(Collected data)

start

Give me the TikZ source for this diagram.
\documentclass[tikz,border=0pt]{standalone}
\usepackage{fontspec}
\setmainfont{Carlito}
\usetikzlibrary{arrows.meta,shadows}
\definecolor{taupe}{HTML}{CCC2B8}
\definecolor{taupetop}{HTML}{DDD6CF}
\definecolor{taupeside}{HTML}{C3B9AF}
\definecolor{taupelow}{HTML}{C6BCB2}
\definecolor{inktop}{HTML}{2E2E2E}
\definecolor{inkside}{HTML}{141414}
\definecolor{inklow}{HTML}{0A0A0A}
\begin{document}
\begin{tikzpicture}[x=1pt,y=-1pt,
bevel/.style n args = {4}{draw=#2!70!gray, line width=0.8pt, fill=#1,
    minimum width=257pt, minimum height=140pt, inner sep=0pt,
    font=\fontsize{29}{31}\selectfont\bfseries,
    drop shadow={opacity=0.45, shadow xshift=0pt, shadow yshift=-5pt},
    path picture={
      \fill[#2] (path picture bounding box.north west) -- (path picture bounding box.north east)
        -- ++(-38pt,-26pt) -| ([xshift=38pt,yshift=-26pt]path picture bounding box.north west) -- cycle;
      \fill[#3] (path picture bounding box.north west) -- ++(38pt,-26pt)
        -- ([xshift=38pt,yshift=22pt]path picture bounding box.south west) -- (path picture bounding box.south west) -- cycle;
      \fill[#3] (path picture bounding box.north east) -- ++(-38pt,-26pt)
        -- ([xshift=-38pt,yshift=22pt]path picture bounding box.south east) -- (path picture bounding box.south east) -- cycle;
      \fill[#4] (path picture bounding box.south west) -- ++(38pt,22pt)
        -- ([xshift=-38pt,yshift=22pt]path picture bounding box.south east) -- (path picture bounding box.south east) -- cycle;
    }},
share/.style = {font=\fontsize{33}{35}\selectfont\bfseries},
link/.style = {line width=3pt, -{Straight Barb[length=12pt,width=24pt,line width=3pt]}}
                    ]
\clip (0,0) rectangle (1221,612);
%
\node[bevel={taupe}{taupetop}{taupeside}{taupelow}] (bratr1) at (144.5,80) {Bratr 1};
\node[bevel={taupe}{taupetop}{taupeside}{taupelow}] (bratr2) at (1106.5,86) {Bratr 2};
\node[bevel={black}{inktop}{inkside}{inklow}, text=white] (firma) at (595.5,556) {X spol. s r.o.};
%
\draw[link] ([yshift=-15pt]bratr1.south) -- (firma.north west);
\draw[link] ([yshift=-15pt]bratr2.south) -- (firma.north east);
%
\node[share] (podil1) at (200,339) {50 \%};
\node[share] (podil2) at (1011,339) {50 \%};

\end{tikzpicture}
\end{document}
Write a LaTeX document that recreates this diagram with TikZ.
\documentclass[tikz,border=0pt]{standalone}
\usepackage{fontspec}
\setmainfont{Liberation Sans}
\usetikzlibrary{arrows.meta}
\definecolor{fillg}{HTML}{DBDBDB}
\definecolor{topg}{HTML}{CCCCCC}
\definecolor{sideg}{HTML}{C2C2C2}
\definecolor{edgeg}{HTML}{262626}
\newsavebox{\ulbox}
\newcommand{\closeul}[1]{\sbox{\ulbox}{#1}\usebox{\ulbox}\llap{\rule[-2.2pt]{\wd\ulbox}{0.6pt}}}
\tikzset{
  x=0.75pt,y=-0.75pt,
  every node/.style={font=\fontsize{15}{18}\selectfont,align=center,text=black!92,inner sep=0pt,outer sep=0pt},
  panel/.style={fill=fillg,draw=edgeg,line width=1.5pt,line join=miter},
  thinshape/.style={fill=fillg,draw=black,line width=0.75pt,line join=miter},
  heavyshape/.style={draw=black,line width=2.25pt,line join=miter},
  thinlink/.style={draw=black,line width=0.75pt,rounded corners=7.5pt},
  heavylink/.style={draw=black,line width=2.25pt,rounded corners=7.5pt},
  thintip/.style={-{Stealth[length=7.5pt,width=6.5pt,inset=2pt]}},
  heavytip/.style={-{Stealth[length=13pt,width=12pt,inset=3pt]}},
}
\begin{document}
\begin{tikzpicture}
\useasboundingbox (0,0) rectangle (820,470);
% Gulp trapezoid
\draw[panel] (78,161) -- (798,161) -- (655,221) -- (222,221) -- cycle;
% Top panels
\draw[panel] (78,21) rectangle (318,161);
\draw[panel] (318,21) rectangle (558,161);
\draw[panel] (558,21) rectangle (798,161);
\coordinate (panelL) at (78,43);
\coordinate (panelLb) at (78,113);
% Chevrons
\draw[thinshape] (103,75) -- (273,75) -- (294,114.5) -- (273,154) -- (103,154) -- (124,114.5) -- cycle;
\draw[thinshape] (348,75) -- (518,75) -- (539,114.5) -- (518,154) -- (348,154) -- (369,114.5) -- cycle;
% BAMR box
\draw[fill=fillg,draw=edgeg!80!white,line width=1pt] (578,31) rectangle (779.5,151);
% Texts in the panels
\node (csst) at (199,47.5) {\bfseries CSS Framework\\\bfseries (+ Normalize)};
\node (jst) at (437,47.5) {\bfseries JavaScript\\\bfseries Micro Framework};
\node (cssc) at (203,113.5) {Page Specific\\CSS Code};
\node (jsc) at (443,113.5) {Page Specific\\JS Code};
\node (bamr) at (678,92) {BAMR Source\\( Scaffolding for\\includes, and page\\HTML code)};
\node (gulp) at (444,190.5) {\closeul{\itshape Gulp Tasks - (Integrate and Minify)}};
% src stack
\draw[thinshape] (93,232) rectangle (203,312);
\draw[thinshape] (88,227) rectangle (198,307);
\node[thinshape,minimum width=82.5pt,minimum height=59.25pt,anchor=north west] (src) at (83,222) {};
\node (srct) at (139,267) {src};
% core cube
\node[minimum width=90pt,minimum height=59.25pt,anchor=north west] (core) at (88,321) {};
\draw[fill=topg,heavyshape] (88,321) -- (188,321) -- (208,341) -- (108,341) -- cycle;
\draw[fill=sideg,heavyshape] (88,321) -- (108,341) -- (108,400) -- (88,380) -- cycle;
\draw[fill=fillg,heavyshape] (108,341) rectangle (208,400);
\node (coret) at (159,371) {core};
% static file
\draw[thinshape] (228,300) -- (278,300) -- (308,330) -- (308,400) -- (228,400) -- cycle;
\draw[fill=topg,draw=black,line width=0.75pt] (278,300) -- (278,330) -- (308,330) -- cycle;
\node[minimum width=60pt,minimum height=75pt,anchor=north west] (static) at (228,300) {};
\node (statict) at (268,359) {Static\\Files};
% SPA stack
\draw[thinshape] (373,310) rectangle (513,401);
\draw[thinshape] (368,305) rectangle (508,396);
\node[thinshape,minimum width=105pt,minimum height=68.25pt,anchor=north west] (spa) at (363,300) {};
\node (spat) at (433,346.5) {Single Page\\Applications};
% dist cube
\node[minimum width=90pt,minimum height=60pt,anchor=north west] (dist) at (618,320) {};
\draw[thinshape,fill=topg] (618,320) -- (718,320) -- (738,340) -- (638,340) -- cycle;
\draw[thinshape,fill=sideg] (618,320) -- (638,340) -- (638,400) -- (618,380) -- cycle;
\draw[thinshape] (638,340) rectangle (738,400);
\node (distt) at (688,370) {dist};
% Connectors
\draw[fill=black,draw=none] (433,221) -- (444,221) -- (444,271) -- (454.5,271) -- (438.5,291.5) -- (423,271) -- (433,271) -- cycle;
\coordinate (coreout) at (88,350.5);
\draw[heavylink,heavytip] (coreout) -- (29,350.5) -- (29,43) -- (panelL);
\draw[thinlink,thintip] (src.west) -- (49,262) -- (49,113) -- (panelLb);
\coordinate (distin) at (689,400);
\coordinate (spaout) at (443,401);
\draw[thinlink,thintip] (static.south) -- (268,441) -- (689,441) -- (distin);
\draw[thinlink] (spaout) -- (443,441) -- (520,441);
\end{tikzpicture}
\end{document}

end
start

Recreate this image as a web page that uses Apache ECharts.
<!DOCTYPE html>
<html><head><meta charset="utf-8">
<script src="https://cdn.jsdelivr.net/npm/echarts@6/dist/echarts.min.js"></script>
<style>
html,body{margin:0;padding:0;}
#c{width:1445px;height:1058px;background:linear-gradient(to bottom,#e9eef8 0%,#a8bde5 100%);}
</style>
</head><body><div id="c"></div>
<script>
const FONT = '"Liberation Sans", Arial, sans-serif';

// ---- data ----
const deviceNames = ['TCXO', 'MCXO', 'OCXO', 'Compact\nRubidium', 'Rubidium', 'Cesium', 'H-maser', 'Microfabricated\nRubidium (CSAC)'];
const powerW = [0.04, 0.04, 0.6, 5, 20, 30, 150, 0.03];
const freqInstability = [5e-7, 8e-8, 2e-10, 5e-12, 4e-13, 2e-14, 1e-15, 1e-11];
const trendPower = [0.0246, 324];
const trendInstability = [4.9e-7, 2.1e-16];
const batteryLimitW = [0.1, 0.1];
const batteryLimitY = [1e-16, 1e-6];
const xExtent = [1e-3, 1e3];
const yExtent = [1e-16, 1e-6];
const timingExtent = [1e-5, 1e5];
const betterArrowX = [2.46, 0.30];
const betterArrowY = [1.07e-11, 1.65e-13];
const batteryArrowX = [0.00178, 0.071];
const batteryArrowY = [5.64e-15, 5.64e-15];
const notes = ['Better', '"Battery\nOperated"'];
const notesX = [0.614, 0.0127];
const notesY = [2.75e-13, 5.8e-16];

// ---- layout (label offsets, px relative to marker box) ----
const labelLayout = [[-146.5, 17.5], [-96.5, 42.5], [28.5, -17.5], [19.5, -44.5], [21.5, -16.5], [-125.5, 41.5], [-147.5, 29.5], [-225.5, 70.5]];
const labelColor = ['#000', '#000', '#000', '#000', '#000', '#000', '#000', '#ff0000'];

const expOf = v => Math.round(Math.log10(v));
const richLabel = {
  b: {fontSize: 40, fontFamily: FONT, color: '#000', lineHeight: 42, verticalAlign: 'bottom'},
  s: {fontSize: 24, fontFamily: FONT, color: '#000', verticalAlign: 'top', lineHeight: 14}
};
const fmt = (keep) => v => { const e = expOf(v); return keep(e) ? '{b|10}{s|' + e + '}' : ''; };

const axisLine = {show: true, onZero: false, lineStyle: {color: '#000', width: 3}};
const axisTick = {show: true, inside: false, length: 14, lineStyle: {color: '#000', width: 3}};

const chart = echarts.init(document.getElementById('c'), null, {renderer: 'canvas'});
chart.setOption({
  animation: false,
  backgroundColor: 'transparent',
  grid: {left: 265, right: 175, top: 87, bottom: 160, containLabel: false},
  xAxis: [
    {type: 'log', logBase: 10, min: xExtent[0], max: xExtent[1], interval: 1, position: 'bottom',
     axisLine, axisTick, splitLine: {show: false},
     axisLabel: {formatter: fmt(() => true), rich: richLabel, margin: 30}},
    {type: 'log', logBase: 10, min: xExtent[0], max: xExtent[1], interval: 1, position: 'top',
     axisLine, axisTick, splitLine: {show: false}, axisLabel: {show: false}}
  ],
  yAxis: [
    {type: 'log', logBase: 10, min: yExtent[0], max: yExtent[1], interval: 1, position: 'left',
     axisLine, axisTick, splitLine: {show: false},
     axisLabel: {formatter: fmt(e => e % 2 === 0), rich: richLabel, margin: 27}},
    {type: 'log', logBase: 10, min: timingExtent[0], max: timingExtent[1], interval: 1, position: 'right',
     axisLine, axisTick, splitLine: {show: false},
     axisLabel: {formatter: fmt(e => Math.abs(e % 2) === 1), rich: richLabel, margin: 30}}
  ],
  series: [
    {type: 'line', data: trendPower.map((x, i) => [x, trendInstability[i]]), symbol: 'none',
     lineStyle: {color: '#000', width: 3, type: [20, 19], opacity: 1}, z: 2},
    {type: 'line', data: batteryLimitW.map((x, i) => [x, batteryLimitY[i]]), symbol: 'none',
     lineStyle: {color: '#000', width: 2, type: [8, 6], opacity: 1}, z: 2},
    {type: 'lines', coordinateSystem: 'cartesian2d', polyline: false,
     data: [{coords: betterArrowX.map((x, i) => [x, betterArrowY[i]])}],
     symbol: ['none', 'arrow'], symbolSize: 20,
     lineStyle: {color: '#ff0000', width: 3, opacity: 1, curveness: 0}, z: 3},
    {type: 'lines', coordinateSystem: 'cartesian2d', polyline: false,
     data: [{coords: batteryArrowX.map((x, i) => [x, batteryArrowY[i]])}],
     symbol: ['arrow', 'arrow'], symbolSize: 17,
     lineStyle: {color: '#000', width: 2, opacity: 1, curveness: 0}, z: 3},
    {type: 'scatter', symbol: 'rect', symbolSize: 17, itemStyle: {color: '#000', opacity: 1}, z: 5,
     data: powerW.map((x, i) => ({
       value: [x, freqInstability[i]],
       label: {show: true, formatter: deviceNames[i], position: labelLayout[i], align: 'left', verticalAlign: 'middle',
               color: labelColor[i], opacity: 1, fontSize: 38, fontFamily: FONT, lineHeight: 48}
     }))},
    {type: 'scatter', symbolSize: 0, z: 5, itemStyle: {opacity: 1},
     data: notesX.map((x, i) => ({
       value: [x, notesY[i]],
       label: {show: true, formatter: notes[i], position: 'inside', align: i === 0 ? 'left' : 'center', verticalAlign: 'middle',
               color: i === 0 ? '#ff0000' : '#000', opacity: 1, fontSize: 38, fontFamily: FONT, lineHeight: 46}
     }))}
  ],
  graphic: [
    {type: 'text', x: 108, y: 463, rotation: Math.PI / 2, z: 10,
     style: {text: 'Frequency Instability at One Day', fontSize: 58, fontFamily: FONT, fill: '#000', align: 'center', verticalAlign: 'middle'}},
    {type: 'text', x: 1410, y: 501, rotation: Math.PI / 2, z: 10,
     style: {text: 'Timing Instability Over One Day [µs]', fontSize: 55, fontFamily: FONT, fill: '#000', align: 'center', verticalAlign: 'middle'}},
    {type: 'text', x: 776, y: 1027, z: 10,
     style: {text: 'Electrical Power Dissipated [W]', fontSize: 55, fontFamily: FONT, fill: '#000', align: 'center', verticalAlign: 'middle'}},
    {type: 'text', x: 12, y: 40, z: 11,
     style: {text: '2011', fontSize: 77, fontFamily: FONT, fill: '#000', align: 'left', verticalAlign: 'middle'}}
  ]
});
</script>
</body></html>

end

» **What needs to be done**:
In the material above, show every line where the word "that" turns up.

» **Output of the exercise**:
Write a LaTeX document that recreates this diagram with TikZ.
Recreate this image as a web page that uses Apache ECharts.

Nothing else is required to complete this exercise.